En Europe occidentale, les droits des personnes LGBT ont progressé ces vingt dernières années. L’homosexualité est mieux admise dans la société. Traiter de ce sujet dans une bande dessinée n’est-il pas moins sulfureux ou provocant qu’avant ?
Avec ce Lucky Luke, je n’ai jamais souhaité être provocant. Cela m’est complètement égal que des gens soient choqués par le fait de voir deux cow-boys homosexuels. Je n’ai jamais été un militant de la cause [LGBT]. Je n’ai rien contre le fait qu’il puisse y avoir un effet collatéral positif avec une approche un peu émancipatrice. Mais je n’ai jamais eu, dans mes livres, l’ambition d’avoir un écho moralisateur. Je pense que mes histoires plaisent parce que je fais ce que j’ai envie de faire, ce que j’aime et ça se voit. En l’occurrence, je suis homosexuel, mes personnages sont homosexuels, c’est juste comme ça. Je pense que le public perçoit le plaisir que je prends à imaginer et dessiner les histoires. Les gens aiment trouver un bon narratif, des dialogues et des blagues. Il n’y a aucun militantisme sur ce terrain-là.

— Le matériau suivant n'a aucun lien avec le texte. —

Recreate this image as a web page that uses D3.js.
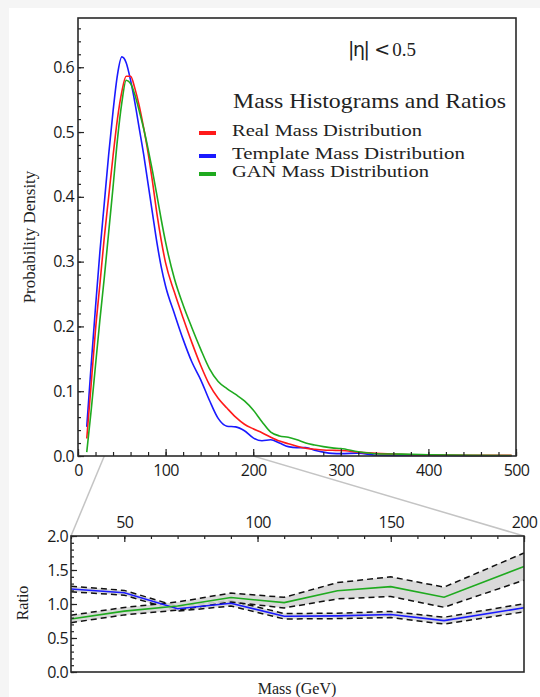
<!DOCTYPE html>
<html><head><meta charset="utf-8">
<script src="https://cdn.jsdelivr.net/npm/d3@7"></script>
<style>
body{margin:0;background:#f5f5f5;}
svg{display:block;}
.tick text{font-family:"Open Sans",sans-serif;font-size:16px;fill:#1a1a1a;letter-spacing:-0.6px;}
.tick line{stroke:#222;stroke-width:1.2;}
.serif{font-family:"Liberation Serif","DejaVu Serif",serif;fill:#222;}
</style></head>
<body>
<script>
// ---- top panel data (density vs mass) ----
const mass = [10,15,20,25,30,35,40,45,50,55,60,65,70,75,80,85,90,95,100,110,120,130,140,150,160,170,180,190,200,210,220,230,240,250,260,270,280,290,300,320,340,360,380,400,450,495];
const realDensity = [0.027,0.11,0.195,0.265,0.337,0.40,0.463,0.52,0.562,0.586,0.586,0.567,0.54,0.506,0.468,0.424,0.375,0.333,0.298,0.253,0.213,0.175,0.14,0.11,0.089,0.074,0.06,0.049,0.042,0.036,0.029,0.023,0.019,0.015,0.012,0.0105,0.0093,0.0088,0.0085,0.006,0.004,0.003,0.002,0.0015,0.001,0.001];
const templateDensity = [0.045,0.14,0.23,0.315,0.39,0.465,0.532,0.588,0.616,0.607,0.58,0.545,0.505,0.465,0.42,0.375,0.33,0.292,0.262,0.22,0.18,0.145,0.118,0.086,0.058,0.046,0.045,0.039,0.028,0.0235,0.025,0.02,0.0145,0.013,0.013,0.009,0.006,0.004,0.0037,0.0045,0.0012,0.001,0.001,0.0008,0.0005,0.0005];
const ganDensity = [0.006,0.07,0.14,0.21,0.275,0.345,0.415,0.488,0.545,0.58,0.575,0.557,0.532,0.505,0.474,0.44,0.403,0.365,0.33,0.274,0.233,0.198,0.165,0.135,0.115,0.104,0.095,0.085,0.071,0.053,0.037,0.031,0.029,0.025,0.02,0.017,0.0145,0.0125,0.0115,0.0065,0.0035,0.003,0.0026,0.002,0.001,0.0008];

// ---- bottom panel data (ratios) ----
const ratioMass = [30,50,70,90,110,130,150,170,200];
const templateRatio = [1.22,1.165,0.93,1.01,0.82,0.825,0.845,0.755,0.945];
const templateErr   = [0.04,0.035,0.035,0.04,0.04,0.04,0.045,0.05,0.06];
const ganRatio = [0.78,0.895,0.97,1.095,1.02,1.195,1.255,1.10,1.55];
const ganErr   = [0.055,0.055,0.06,0.066,0.078,0.12,0.145,0.148,0.2];

// ticks / labels
const topXTicks = [0,100,200,300,400,500];
const topYTicks = [0.0,0.1,0.2,0.3,0.4,0.5,0.6];
const botXTicks = [50,100,150,200];
const botYTicks = [0.0,0.5,1.0,1.5,2.0];
const legendTitle = "Mass Histograms and Ratios";
const legendLabels = ["Real Mass Distribution","Template Mass Distribution","GAN Mass Distribution"];
const colors = ["#ff1a1a","#1a1aff","#1faa1f"];

const W=540,H=697;
const svg = d3.select("body").append("svg").attr("width",W).attr("height",H);
svg.append("rect").attr("x",9).attr("y",8).attr("width",W-9).attr("height",H-8).attr("fill","#fff");

// ---------- TOP PANEL ----------
const tL=78,tR=516,tT=18,tB=456;
const x = d3.scaleLinear().domain([0,500]).range([tL,tR]);
const y = d3.scaleLinear().domain([0,0.676]).range([tB,tT]);

// zoom connector lines
const bL=71,bR=524,bT=536,bB=672;
const xb = d3.scaleLinear().domain([30,200]).range([bL,bR]);
const yb = d3.scaleLinear().domain([0,2]).range([bB,bT]);
svg.append("line").attr("x1",x(30)).attr("y1",tB).attr("x2",bL).attr("y2",bT).attr("stroke","#c4c4c4").attr("stroke-width",1.5);
svg.append("line").attr("x1",x(200)).attr("y1",tB).attr("x2",bR).attr("y2",bT).attr("stroke","#c4c4c4").attr("stroke-width",1.5);

const line = d3.line().x((d,i)=>x(mass[i])).y(d=>y(d)).curve(d3.curveMonotoneX);
[[templateDensity,1],[realDensity,0],[ganDensity,2]].forEach(([arr,ci])=>{
  svg.append("path").attr("d",line(arr)).attr("fill","none").attr("stroke",colors[ci]).attr("stroke-width",1.6);
});

// axes
svg.append("g").attr("transform",`translate(${tL},0)`)
  .call(d3.axisLeft(y).tickValues(topYTicks).tickFormat(d3.format(".1f")).tickSize(-6).tickPadding(4));
svg.append("g").attr("transform",`translate(${tL},0)`)
  .call(d3.axisLeft(y).tickValues(d3.range(0,0.675,0.02)).tickFormat("").tickSize(-3));
svg.append("g").attr("transform",`translate(0,${tB})`)
  .call(d3.axisBottom(x).tickValues(topXTicks).tickFormat(d3.format("d")).tickSize(-7).tickPadding(9));
svg.append("g").attr("transform",`translate(0,${tB})`)
  .call(d3.axisBottom(x).tickValues(d3.range(0,501,20)).tickFormat("").tickSize(-4));
svg.selectAll(".domain").remove();
svg.append("rect").attr("x",tL).attr("y",tT).attr("width",tR-tL).attr("height",tB-tT)
  .attr("fill","none").attr("stroke","#2a2a2a").attr("stroke-width",1.6);

svg.append("text").attr("class","serif").attr("transform","translate(35,237) rotate(-90)")
  .attr("text-anchor","middle").attr("font-size",17).text("Probability Density");

// eta label
const eta = svg.append("text").attr("x",348).attr("y",56).attr("fill","#222");
eta.append("tspan").attr("font-family","'DejaVu Sans',sans-serif").attr("font-size",19).attr("letter-spacing","-1.5").text("|η|");
eta.append("tspan").attr("font-family","'DejaVu Sans',sans-serif").attr("font-size",19).attr("dx",6).text("<");
eta.append("tspan").attr("class","serif").attr("font-size",19).attr("dx",2).text("0.5");

// legend
svg.append("text").attr("class","serif").attr("x",233).attr("y",108).attr("font-size",21)
  .attr("textLength",273).attr("lengthAdjust","spacingAndGlyphs").text(legendTitle);
const legY=[134,157,175], legW=[190,233,197];
legendLabels.forEach((t,i)=>{
  svg.append("line").attr("x1",199).attr("x2",216).attr("y1",legY[i]-1).attr("y2",legY[i]-1)
    .attr("stroke",colors[i]).attr("stroke-width",4);
  svg.append("text").attr("class","serif").attr("x",232).attr("y",legY[i]+2).attr("font-size",17)
    .attr("textLength",legW[i]).attr("lengthAdjust","spacingAndGlyphs").text(t);
});

// ---------- BOTTOM PANEL ----------
function band(vals,errs){
  const area = d3.area().x((d,i)=>xb(ratioMass[i])).y0((d,i)=>yb(vals[i]-errs[i])).y1((d,i)=>yb(vals[i]+errs[i]));
  svg.append("path").attr("d",area(vals)).attr("fill","#d6d6d6").attr("opacity",0.9);
  const up = d3.line().x((d,i)=>xb(ratioMass[i])).y((d,i)=>yb(vals[i]+errs[i]));
  const lo = d3.line().x((d,i)=>xb(ratioMass[i])).y((d,i)=>yb(vals[i]-errs[i]));
  [up,lo].forEach(l=>svg.append("path").attr("d",l(vals)).attr("fill","none").attr("stroke","#111")
    .attr("stroke-width",1.5).attr("stroke-dasharray","6,4"));
}
band(templateRatio,templateErr);
band(ganRatio,ganErr);
const rl = d3.line().x((d,i)=>xb(ratioMass[i])).y(d=>yb(d));
svg.append("path").attr("d",rl(templateRatio)).attr("fill","none").attr("stroke",colors[1]).attr("stroke-width",1.6);
svg.append("path").attr("d",rl(ganRatio)).attr("fill","none").attr("stroke",colors[2]).attr("stroke-width",1.6);

svg.append("g").attr("transform",`translate(${bL},0)`)
  .call(d3.axisLeft(yb).tickValues(botYTicks).tickFormat(d3.format(".1f")).tickSize(-6).tickPadding(3));
svg.append("g").attr("transform",`translate(${bL},0)`)
  .call(d3.axisLeft(yb).tickValues(d3.range(0,2.01,0.1)).tickFormat("").tickSize(-3));
svg.append("g").attr("transform",`translate(0,${bT})`)
  .call(d3.axisTop(xb).tickValues(botXTicks).tickFormat(d3.format("d")).tickSize(-6).tickPadding(8));
svg.append("g").attr("transform",`translate(0,${bT})`)
  .call(d3.axisTop(xb).tickValues(d3.range(30,201,10)).tickFormat("").tickSize(-3));
svg.selectAll(".domain").remove();
svg.append("rect").attr("x",bL).attr("y",bT).attr("width",bR-bL).attr("height",bB-bT)
  .attr("fill","none").attr("stroke","#2a2a2a").attr("stroke-width",1.6);

svg.append("text").attr("class","serif").attr("transform","translate(28,603) rotate(-90)")
  .attr("text-anchor","middle").attr("font-size",16).text("Ratio");
svg.append("text").attr("class","serif").attr("x",297).attr("y",694)
  .attr("text-anchor","middle").attr("font-size",16).text("Mass (GeV)");
</script>
</body></html>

Travaillez-vous sur un nouvel album ?
J’en ai toujours trois ou quatre sur le feu. Pendant la pandémie, j’ai mis en ligne un certain nombre d’histoires courtes sur Facebook. Je pense continuer dans cette voie-là, pour parler peut-être de la sortie de la pandémie. Je réfléchis à adapter les Niebelungen, la légende de Sigfrid, un vieux substrat germanique mythique. Et puis, comme vous le voyez à ma chemise flamboyante [du doigt, il désigne les motifs], j’aime bien Popeye, les marins… Cela va peut-être faire partie d’un prochain projet. Il va absolument falloir que je redevienne créatif. Je me suis cassé le bras il n’y a pas très longtemps. Cela m’a empêché de travailler. J’ai hâte de m’y remettre. Le dessin n’est pas que mon gagne-pain, c’est aussi pour moi une façon de trouver un équilibre psychologique. Je contrôle tout ce qui sort de mon crayon et tout ce qu’il y a sur la planche. Si je ne dessinais pas, j’irais sans doute voir un psy. J’aime bien être le petit thaumaturge [magicien] avec un crayon à la main.